I read this as colloquial English for "around" or "approximately". Not setting a...

rcoveson · on June 13, 2023

But you also read it as referring to ZWJ sequences? So the author has picked a number that is actually below average and they've worded it as up to...?

Saying a ZWJ sequence can be "up to 5 bytes" is like saying "the current generation of Intel processors run at clock speeds of up to 2 GHz".

If they were referring to ZWJ sequences (I don't think they were; I think they were just misremembering the maximum encoded length of a codepoint) and they had said "up to 35 bytes", then I might agree with you. It's still not technically accurate, but it's a reasonable colloquial usage, like saying "human males can grow up to seven feet tall".

WorldMaker · on June 13, 2023

I think you are trying to read something that wasn't meant to be technical documentation as if it was trying to be exact technical specifications.
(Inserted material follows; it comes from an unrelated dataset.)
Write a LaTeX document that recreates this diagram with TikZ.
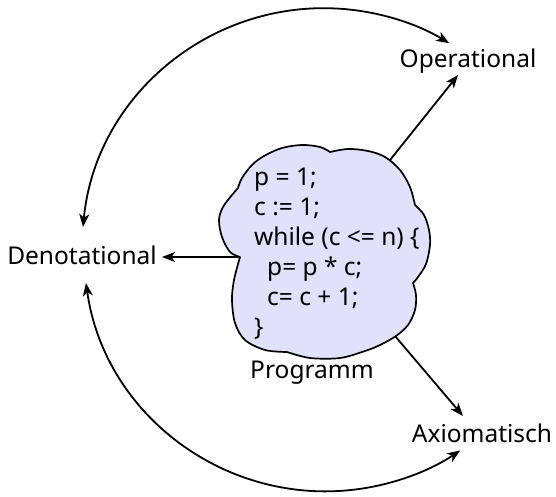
\documentclass[tikz,border=0pt]{standalone}
\usepackage{fontspec}
\setmainfont{Noto Sans}
\usetikzlibrary{arrows.meta}
\definecolor{cloudfill}{RGB}{224,226,252}
\begin{document}
\begin{tikzpicture}[x=1pt,y=-1pt,
  lbl/.style={inner sep=0pt, anchor=base, font=\fontsize{24.5}{30}\selectfont},
  codeline/.style={inner sep=0pt, anchor=base west, font=\fontsize{24.5}{30}\selectfont},
  conn/.style={line width=1.8pt, -{Stealth[length=13pt,width=10pt,inset=3.5pt]}},
  dconn/.style={line width=1.8pt, {Stealth[length=13pt,width=10pt,inset=3.5pt]}-{Stealth[length=13pt,width=10pt,inset=3.5pt]}},
  cloud/.style={draw=black, line width=1.7pt, fill=cloudfill, line join=round}]
\useasboundingbox (0,0) rectangle (556,497);

% cloud
\filldraw[cloud]
  plot[smooth, tension=0.55] coordinates {(240,257) (230,252) (222,237) (219,220) (223,207) (232,195) (238,188)}
  -- plot[smooth, tension=0.55] coordinates {(238,188) (242,178) (252,165) (264,156) (282,148) (302,145) (320,147) (330,152)}
  -- plot[smooth, tension=0.55] coordinates {(330,152) (348,149) (368,151) (385,157) (400,170) (410,187) (415,205)}
  -- plot[smooth, tension=0.55] coordinates {(415,205) (424,215) (429,230) (430,245) (426,264) (418,277) (413,283)}
  -- plot[smooth, tension=0.55] coordinates {(413,283) (416,295) (415,310) (408,325) (396,336) (380,345) (365,351) (340,358) (310,358) (287,352)}
  -- plot[smooth, tension=0.55] coordinates {(287,352) (265,350) (245,340) (235,323) (232,300) (234,280) (240,257)}
  -- cycle;

% code
\node[codeline] (c1) at (254,185) {p = 1;};
\node[codeline] (c2) at (254,215) {c := 1;};
\node[codeline] (c3) at (254,245) {while (c <= n) \{};
\node[codeline] (c4) at (267,275) {p= p * c;};
\node[codeline] (c5) at (267,305) {c= c + 1;};
\node[codeline] (c6) at (254,335) {\}};
\node[lbl] (prog) at (312,378) {Programm};

% labels
\node[lbl] (op) at (468,68) {Operational};
\node[lbl] (den) at (82,264) {Denotational};
\node[lbl] (ax) at (482,442) {Axiomatisch};

% connector end points
\coordinate (cOp) at (390,160);
\coordinate (cDen) at (240,257);
\coordinate (cAx) at (395,336);
\coordinate (tOp) at (458,75);
\coordinate (tDen) at (162,257);
\coordinate (tAx) at (463,416);
\coordinate (aDenTop) at (83,227);
\coordinate (aDenBot) at (86,283);

\draw[conn] (cOp) -- (tOp);
\draw[conn] (cDen) -- (tDen);
\draw[conn] (cAx) -- (tAx);

\draw[dconn] (aDenTop) arc[start angle=174.5, end angle=58.8, radius=242pt];
\draw[dconn] (aDenBot) arc[start angle=188, end angle=303.8, radius=242pt];
\end{tikzpicture}
\end{document}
I'm not the original author, so I don't have reason to litigate this any further, and I'm not sure what you are arguing about at this point.

rcoveson · on June 13, 2023

You've now replied to me up to 2 times.

z3t4 · on June 14, 2023

Sorry I meant codepoint/characters, but it would not suprise me if there existed an encoding or language where my wording would be technically correct, but I do not know of any such encoding. I also did not know that there exist more then 5 combinations in Unicode, but I'm not supprised and my implementation is probably buggy. But I do challange you to test how well your favourite editor (terminal emulator cough) handles Unicode emojis.

WorldMaker · on June 14, 2023

UTF-8's original specification included 5-byte and 6-byte encodings to cover the complete astral plane (31-bit code points), but later specifications have marked those "invalid" today due to the current 21-bit limit of UTF-16 and to align both specifications for now rather than fix the bugs in UTF-16 (or scratch UTF-16 altogether). In theory, UTF-8 can even extend beyond 6-byte encodings (and UTF-32 into 8-byte encodings and beyond) if the next plane (63-bit code points) or the one after that ever needed to open up. (No one expects that any time soon, of course. Today Unicode is nowhere close to in danger of filling 21-bits much less 31. That would be a massive shock and the compatibility headache would be terrible with UTF-16 breaking or today's software breaking that hard codes the assumption that UTF-8 should never go past 4-byte encodings.)

rcoveson · on June 14, 2023

If it wouldn't surprise you then I think you should recalibrate your feelings about how surprising Unicode encodings are. There aren't very many of them, they haven't changed in a very long time, and they don't deal with any of the stuff that makes Unicode very complicated (collation, combination characters, etc). They just encode 21-bit integers, albiet sometimes in a highly convoluted way for backwards-compatibility reasons (UTF-16). It's not the kind of thing that needs to be estimated, or where a layer of FUD is warranted (as it kind of is with combination characters). When talking of codepoints, it's just "up to 4 bytes", high confidence, nothing more to it.